赤穂義士遺跡 吉良邸跡地内にある吉良上野介座像
しかし、物語には両面があるもので、短気な浅野内匠頭は赤穂藩のことも考えずに私憤から吉良上野介に切りつけ、致命傷も与えることが出来ずに側近に抑え込まれたドジな殿様ともいえる。以前、私が全国を旅していた頃に吉良上野介の領地であった愛知県西尾市吉良町を訪れたことがあったが、上野介は新田の開拓や塩業の発展に尽くし、今も残る黄金堤の治水工事により農作物の豊作が保証されるようになった善政の殿様ということで、忠臣蔵で悪役とされている吉良上野介とは真逆な話が残っており、現在でも地元の人は「吉良様」と慕っていたことに不思議な違和感を覚えたことが思い出された。赤穂義士の墓がある港区高輪泉岳寺の傍では「切腹最中」が売られているが、吉良邸跡の傍では「吉良まんじゅう」を売っていたので妻の土産に買った。
横網町公園内にある東京都慰霊堂
吉良邸跡の次に「すみだ北斎美術館」を訪ねたが内容については前述した。美術館内を鑑賞した後は、清澄通りを歩いて横網町公園内にある東京都慰霊堂と東京都復興記念館を訪ねた。関東大震災の際に周辺の人々が当時広場となっていた被服廠跡地に避難していたところ、運び込まれた家財道具への飛び火と強風によって大火災となり逃げ場を失った多数の避難者が焼死したところである。その焼死者の慰霊と震災からの復興を願って慰霊堂と復興記念館が建設された。その後、第2次世界大戦時の東京大空襲による犠牲者も一緒に安置慰霊されている。

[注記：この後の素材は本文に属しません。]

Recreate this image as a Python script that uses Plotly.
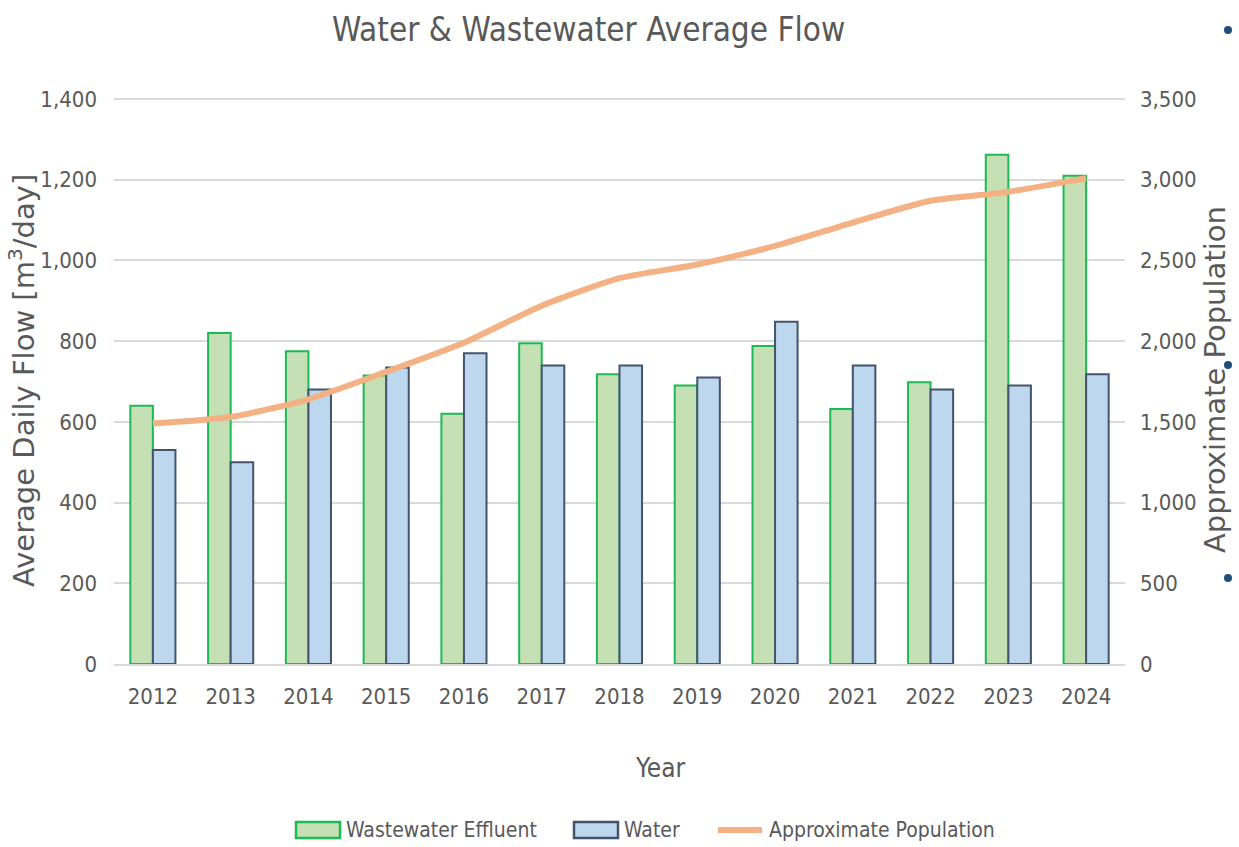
import plotly.graph_objects as go

years = ["2012", "2013", "2014", "2015", "2016", "2017", "2018", "2019", "2020", "2021", "2022", "2023", "2024"]
wastewater = [640, 820, 775, 715, 620, 795, 718, 690, 788, 632, 698, 1262, 1210]
water = [530, 500, 680, 735, 770, 740, 740, 710, 848, 740, 680, 690, 718]
population = [1490, 1530, 1640, 1810, 1990, 2220, 2390, 2475, 2590, 2735, 2870, 2925, 3010]
flow_ticks = [0, 200, 400, 600, 800, 1000, 1200, 1400]
pop_ticks = [0, 500, 1000, 1500, 2000, 2500, 3000, 3500]

NARROW = "DejaVu Sans Condensed, Liberation Sans Narrow, Arial Narrow, sans-serif"
WIDE = "DejaVu Sans, Liberation Sans, Arial, sans-serif"
GREY = "#595959"
GREEN_FILL, GREEN_LINE = "#c5e0b4", "#1db954"
BLUE_FILL, BLUE_LINE = "#bdd7ee", "#44546a"
ORANGE = "#f4b183"

# plot area in pixels: left 114, right 1125, top 95 (1400 gridline at 99), bottom 664
L, R, T, B = 114, 1125, 95, 664
def px(xp):
    return (xp - L) / (R - L)
def py(yp):
    return (B - yp) / (B - T)

fig = go.Figure()
fig.add_trace(go.Bar(
    x=years, y=wastewater, name="Wastewater Effluent",
    marker=dict(color=GREEN_FILL, line=dict(color=GREEN_LINE, width=2)),
    yaxis="y",
))
fig.add_trace(go.Bar(
    x=years, y=water, name="Water",
    marker=dict(color=BLUE_FILL, line=dict(color=BLUE_LINE, width=2)),
    yaxis="y",
))
fig.add_trace(go.Scatter(
    x=years, y=population, name="Approximate Population",
    mode="lines", line=dict(color=ORANGE, width=6, shape="spline", smoothing=0.6),
    yaxis="y2",
))

annotations = [
    dict(text="Average Daily Flow [m<sup>3</sup>/day]", xref="paper", yref="paper",
         x=px(22), y=py(381), textangle=-90, showarrow=False,
         xanchor="center", yanchor="middle", font=dict(family=WIDE, size=29, color=GREY)),
    dict(text="Approximate Population", xref="paper", yref="paper",
         x=px(1215), y=py(380), textangle=-90, showarrow=False,
         xanchor="center", yanchor="middle", font=dict(family=WIDE, size=29, color=GREY)),
    dict(text="Year", xref="paper", yref="paper", x=px(660), y=py(768), showarrow=False,
         xanchor="center", yanchor="middle", font=dict(family=NARROW, size=26, color=GREY)),
]

# custom legend
legend_items = [
    ("Wastewater Effluent", "rect", GREEN_FILL, GREEN_LINE, 296, 340, 344),
    ("Water", "rect", BLUE_FILL, BLUE_LINE, 574, 618, 622),
    ("Approximate Population", "line", ORANGE, ORANGE, 718, 762, 767),
]
shapes = []
for label, kind, fill, edge, x0, x1, xt in legend_items:
    if kind == "rect":
        shapes.append(dict(type="rect", xref="paper", yref="paper",
                           x0=px(x0), x1=px(x1), y0=py(838), y1=py(822),
                           fillcolor=fill, line=dict(color=edge, width=2.5)))
    else:
        shapes.append(dict(type="line", xref="paper", yref="paper",
                           x0=px(x0), x1=px(x1), y0=py(830), y1=py(830),
                           line=dict(color=edge, width=6)))
    annotations.append(dict(text=label, xref="paper", yref="paper", x=px(xt), y=py(830),
                            showarrow=False, xanchor="left", yanchor="middle",
                            font=dict(family=NARROW, size=21, color=GREY)))

# slide bullet dots at right edge
for yb in [30, 365, 578]:
    shapes.append(dict(type="circle", xref="paper", yref="paper",
                       xsizemode="pixel", ysizemode="pixel",
                       xanchor=px(1228), yanchor=py(yb),
                       x0=-4, x1=4, y0=-4, y1=4,
                       fillcolor="#1f4e79", line=dict(width=0)))

fig.update_layout(
    width=1239, height=847,
    margin=dict(l=L, r=1239 - R, t=T, b=847 - B, autoexpand=False),
    paper_bgcolor="white", plot_bgcolor="white",
    barmode="group", bargap=0.42, bargroupgap=0.0,
    title=dict(text="Water & Wastewater Average Flow", x=0.475, xanchor="center",
               y=0.965, yanchor="middle",
               font=dict(family=NARROW, size=33, color=GREY)),
    font=dict(family=NARROW, color=GREY),
    showlegend=False,
    hovermode=False,
    xaxis=dict(
        type="category", showgrid=False, showline=True, linecolor="#d9d9d9", linewidth=2,
        ticks="", tickfont=dict(family=NARROW, size=22, color=GREY),
        ticklabelstandoff=12, automargin=False,
    ),
    yaxis=dict(
        range=[0, 1410], tickvals=flow_ticks,
        tickformat=",", showgrid=True,
        gridcolor="#d9d9d9", gridwidth=2, zeroline=False, ticks="",
        tickfont=dict(family=NARROW, size=22, color=GREY),
        ticklabelstandoff=16, automargin=False,
    ),
    yaxis2=dict(
        range=[0, 3525], tickvals=pop_ticks,
        tickformat=",", overlaying="y", side="right",
        showgrid=False, zeroline=False, ticks="",
        tickfont=dict(family=NARROW, size=22, color=GREY),
        ticklabelstandoff=14, automargin=False,
    ),
    annotations=annotations,
    shapes=shapes,
)

fig.write_html("out.html", config={"displayModeBar": False},
               post_script="document.body.style.margin='0px';document.body.style.overflow='hidden';")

17時の閉館間際であり見学時間も少なかったが、復興記念館に入館し展示されている遺品や絵画を見た。焼けただれた金属や当時使用していた食器類などを見るにつけ、炎熱地獄のなかで焼け死んでいった人たちの無念さを想い、自然と頭が垂れたのである。復興記念館を出た後は隣の旧安田庭園に向かったが、工事休園中だったため、隅田川沿いをJR両国駅に向かった。国技館の前を通ると大相撲1月場所の最中であり、出場している力士達を応援するカラフルな幟旗が風にたなびいていた。